By: Rana Shahzad Advocate
The US Constitution parcels out foreign affairs powers to both the executive and legislative branches. It grants some powers, like command of the military, exclusively to the president and others, like the regulation of foreign commerce, to Congress, while still others it divides among the two or simply does not assign.
Congressional Powers in Foreign Affairs
Article I of the US Constitution enumerates several of Congress’s foreign affairs powers, including those to “regulate commerce with foreign nations,” “declare war,” “raise and support armies,” “provide and maintain a navy,” and “make rules for the government and regulation of the land and naval forces.”
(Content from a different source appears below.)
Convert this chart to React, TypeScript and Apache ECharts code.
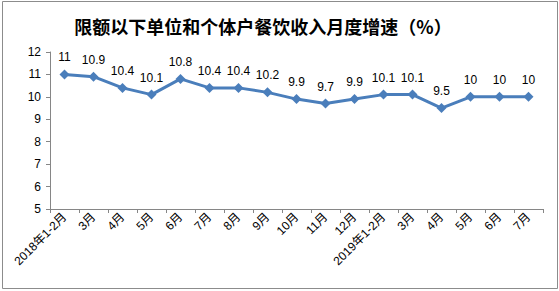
import React, { useEffect, useRef } from "react";
import * as echarts from "echarts";

const titleText = "限额以下单位和个体户餐饮收入月度增速（%）";
const categories = [
  "2018年1-2月", "3月", "4月", "5月", "6月", "7月", "8月", "9月", "10月", "11月", "12月",
  "2019年1-2月", "3月", "4月", "5月", "6月", "7月",
];
const growth = [11, 10.9, 10.4, 10.1, 10.8, 10.4, 10.4, 10.2, 9.9, 9.7, 9.9, 10.1, 10.1, 9.5, 10, 10, 10];
const yMin = 5;
const yMax = 12;

export default function App() {
  const ref = useRef<HTMLDivElement>(null);
  useEffect(() => {
    document.body.style.margin = "0";
    const chart = echarts.init(ref.current!, null, { renderer: "svg" });
    const font = "'Liberation Sans', 'Noto Sans CJK SC', sans-serif";
    chart.setOption({
      animation: false,
      backgroundColor: "#fff",
      graphic: [
        {
          type: "rect",
          shape: { x: 2.5, y: 1.5, width: 555, height: 287 },
          style: { fill: "none", stroke: "#8c8c8c", lineWidth: 1 },
          silent: true,
        },
      ],
      title: {
        text: titleText,
        left: 258,
        textAlign: "center",
        top: 12,
        textStyle: {
          fontFamily: "'Noto Sans CJK SC', sans-serif",
          fontSize: 18,
          fontWeight: "bold",
          color: "#000",
        },
      },
      grid: { left: 50, top: 52, width: 493, height: 157, containLabel: false },
      xAxis: {
        type: "category",
        data: categories,
        boundaryGap: true,
        axisLine: { lineStyle: { color: "#868686", width: 1 } },
        axisTick: { show: true, alignWithLabel: false, length: 4, lineStyle: { color: "#868686" } },
        axisLabel: {
          rotate: 45,
          interval: 0,
          margin: 6,
          fontSize: 12,
          color: "#000",
          fontFamily: font,
        },
        splitLine: { show: false },
      },
      yAxis: {
        type: "value",
        min: yMin,
        max: yMax,
        interval: 1,
        axisLine: { show: true, lineStyle: { color: "#868686", width: 1 } },
        axisTick: { show: true, length: 4, lineStyle: { color: "#868686" } },
        axisLabel: { fontSize: 12, color: "#000", fontFamily: font, margin: 9 },
        splitLine: { show: false },
      },
      series: [
        {
          type: "line",
          data: growth,
          symbol: "diamond",
          symbolSize: 10,
          lineStyle: { color: "#4A7EBB", width: 3 },
          itemStyle: { color: "#4A7EBB" },
          label: {
            show: true,
            position: "top",
            distance: 6,
            fontSize: 12,
            color: "#000",
            fontFamily: font,
          },
        },
      ],
    });
    return () => chart.dispose();
  }, []);
  return <div ref={ref} style={{ width: 559, height: 291 }} />;
}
The Constitution also makes two of the president’s foreign affairs powers – making treaties and appointing diplomats – dependent on Senate approval.
A. General Powers
Congress has some general powers as well. They are: to “lay and collect taxes,” to “draw money from the Treasury,” and to “make all laws which shall be necessary and proper”. These powers, collectively, allow legislators to influence nearly all foreign policy issues. For example, the 114th Congress (2015–2017) passed laws on topics ranging from electronic surveillance to North Korea sanctions to border security to wildlife trafficking. In one noteworthy instance, lawmakers overrode President Barack Obama’s veto to enact a law allowing victims of international terrorist attacks to sue foreign governments.
B. Oversight Role
Congress also plays an oversight role. The annual appropriations process allows congressional committees to review in detail the budgets and programmes of the vast military and diplomatic bureaucracies. Lawmakers must sign off on more than a trillion dollars in federal spending every year, of which more than half is allocated to defence and international affairs. Lawmakers may also stipulate how that money is to be spent. For instance, Congress repeatedly barred the Obama administration from using funds to transfer detainees out of the military prison at Guantanamo Bay.
C. Investigation Powers
Congress has broad authority to conduct investigations into particular foreign policy or national security concerns. High-profile inquiries in recent years have centred on the 9/11 attacks, the Central Intelligence Agency’s detention and interrogation programmes, and the 2012 attack on US diplomatic facilities in Benghazi, Libya.
Furthermore, Congress has the power to create, eliminate, or restructure executive branch agencies, which it has often done after major conflicts or crises. In the wake of World War II, Congress passed the National Security Act of 1947, which established the CIA and National Security Council. Following the 9/11 attacks, Congress created the Department of Homeland Security.